Question

I am learning Python and numpy, and am new to the idea of duck typing. I'm writing functions into which something/someone should pass a numpy array. Trying to embrace duck typing, I'm writing my code to use numpy.array with the copy= and ndmin= options to convert array_likes or 1d/0d arrays into the shape I need. Specifically, I use the ndmin= option in cases where I can accept either a (p,p) array or a scalar; the scalar can be coded as an int, (1,) array, (1,1) array, [1] list, etc...

So to take care of this, I'm using something like S = numpy.array(S,copy=False,ndmin=2) to get an array (if possible) with the right ndim, then test for the shape as I need. I know I should embed this in a Try-Except block, but can't find any documentation about what kind of exception numpy.array() is likely to throw. Thus I currently just have this:

# duck covariance matrix into a 2d matrix
try:
    S = numpy.array(S, ndmin = 2, copy=False)
except Exception as e:
    raise e

What specific exception(s) should I try to catch here? Thanks.

Was it helpful?

Solution

Document your function as accepting an array_like object and leave handling of exceptions to a caller.

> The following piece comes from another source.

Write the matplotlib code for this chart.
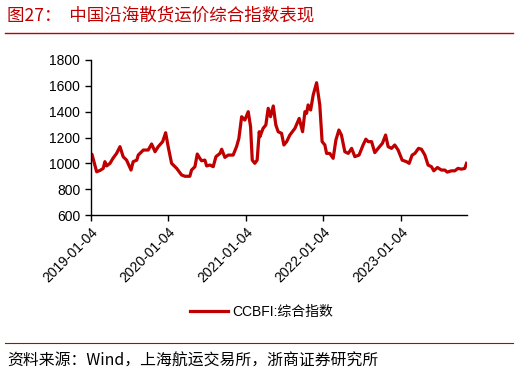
import matplotlib
matplotlib.use("Agg")
import matplotlib.pyplot as plt
import matplotlib.dates as mdates
from matplotlib.lines import Line2D
import pandas as pd

dates = ["2019-01-04","2019-01-10","2019-02-01","2019-02-17","2019-03-04","2019-03-12","2019-03-20","2019-04-05",
         "2019-04-19","2019-05-06","2019-05-22","2019-06-06","2019-06-22","2019-07-13","2019-07-23","2019-08-09",
         "2019-08-16","2019-09-09","2019-10-02","2019-10-18","2019-11-03","2019-11-18","2019-12-09","2019-12-23",
         "2020-01-04","2020-01-20","2020-02-13","2020-03-07","2020-03-23","2020-04-15","2020-04-23","2020-05-09",
         "2020-05-20","2020-06-01","2020-06-09","2020-06-25","2020-07-03","2020-07-19","2020-08-03","2020-08-16",
         "2020-09-04","2020-09-12","2020-09-27","2020-10-13","2020-11-05","2020-11-21","2020-12-02","2020-12-15",
         "2020-12-30","2021-01-15","2021-01-26","2021-02-03","2021-02-15","2021-02-26","2021-03-08","2021-03-11",
         "2021-03-26","2021-04-08","2021-04-19","2021-04-30","2021-05-13","2021-05-25","2021-06-05","2021-06-21",
         "2021-07-02","2021-07-15","2021-07-30","2021-08-23","2021-09-12","2021-09-28","2021-10-09","2021-10-17",
         "2021-10-24","2021-11-05","2021-11-17","2021-12-03","2021-12-18","2021-12-29","2022-01-11","2022-01-19",
         "2022-02-03","2022-02-19","2022-03-04","2022-03-18","2022-03-30","2022-04-15","2022-05-01","2022-05-17",
         "2022-06-01","2022-06-21","2022-07-10","2022-07-23","2022-08-03","2022-08-19","2022-09-03","2022-09-19",
         "2022-10-09","2022-10-24","2022-11-05","2022-11-21","2022-12-06","2022-12-22","2023-01-10","2023-01-30",
         "2023-02-12","2023-02-26","2023-03-11","2023-03-28","2023-04-11","2023-04-27","2023-05-12","2023-05-28",
         "2023-06-08","2023-06-25","2023-07-14","2023-07-30","2023-08-10","2023-08-30","2023-09-15","2023-09-30",
         "2023-10-16","2023-11-01","2023-11-09"]
values = [1072,1070,935,945,961,1013,980,1000,
          1039,1077,1129,1051,1025,948,1013,1025,
          1064,1103,1103,1150,1090,1129,1168,1237,
          1129,1000,961,910,900,900,948,974,
          1072,1039,1020,1025,980,987,974,1052,
          1077,1109,1046,1064,1064,1129,1193,1361,
          1335,1400,1284,1025,1000,1025,1245,1206,
          1271,1297,1426,1361,1444,1297,1245,1232,
          1142,1168,1219,1271,1348,1245,1400,1387,
          1452,1413,1529,1624,1452,1168,1142,1077,
          1077,1039,1181,1258,1219,1090,1077,1116,
          1052,1064,1142,1187,1168,1168,1083,1116,
          1155,1219,1129,1116,1142,1103,1025,1013,
          1000,1064,1077,1116,1109,1064,987,974,
          942,968,948,948,932,942,942,961,
          955,961,1000]
xtick_labels = ["2019-01-04","2020-01-04","2021-01-04","2022-01-04","2023-01-04"]
yticks = [600,800,1000,1200,1400,1600,1800]
series_name = "CCBFI:综合指数"
title = "图27：  中国沿海散货运价综合指数表现"
source = "资料来源：Wind，上海航运交易所，浙商证券研究所"

plt.rcParams['font.family'] = ['Liberation Sans', 'Noto Sans CJK SC', 'DejaVu Sans']
red = "#C00000"

fig = plt.figure(figsize=(5.2, 3.74), dpi=100)
ax = fig.add_axes([0.1744, 0.4251, 0.7231, 0.4145])
x = pd.to_datetime(dates)
ax.plot(x, values, color=red, lw=2.3)
ax.set_ylim(600, 1800)
ax.set_yticks(yticks)
ax.set_xlim(pd.Timestamp("2019-01-04"), pd.Timestamp("2023-11-10"))
ax.set_xticks(pd.to_datetime(xtick_labels))
ax.set_xticklabels(xtick_labels, rotation=45, ha="right", rotation_mode="anchor")
for s in ["top", "right"]:
    ax.spines[s].set_visible(False)
for s in ["left", "bottom"]:
    ax.spines[s].set_linewidth(1.0)
ax.tick_params(axis="both", labelsize=10, length=4, width=1, colors="black")
ax.tick_params(axis="x", pad=3)

fig.text(0.013, 0.958, title, color=red, fontsize=12.6, family=['Noto Sans CJK SC'], va="center")
fig.add_artist(Line2D([0.01, 0.987], [0.913, 0.913], color=red, lw=1.0))
fig.add_artist(Line2D([0.01, 0.987], [0.082, 0.082], color=red, lw=0.8))
fig.text(0.013, 0.033, source, color="black", fontsize=11.4, family=['Noto Sans CJK SC'], va="center")

handle = Line2D([], [], color=red, lw=2.3)
fig.legend([handle], [series_name], loc="center", bbox_to_anchor=(0.503, 0.166), frameon=False,
           fontsize=10, handlelength=2.8, handletextpad=0.3)

fig.savefig("out.png", dpi=100)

numpy.array() is very permissive function it will convert to an array almost anything.

OTHER TIPS

Try using np.asarray to convert inputs into arrays instead. It's guaranteed not to copy anything if the input is already a Numpy array. If you expect to receive array subclasses, use np.asanyarray.

Note that a lot of Numpy interfaces don't care if the input is 1- or 2-dimensional -- for example, np.dot works with both 1- and 2-dimensional input. It's probably best to leave it that way -- that way, things like scalar multiplication just work.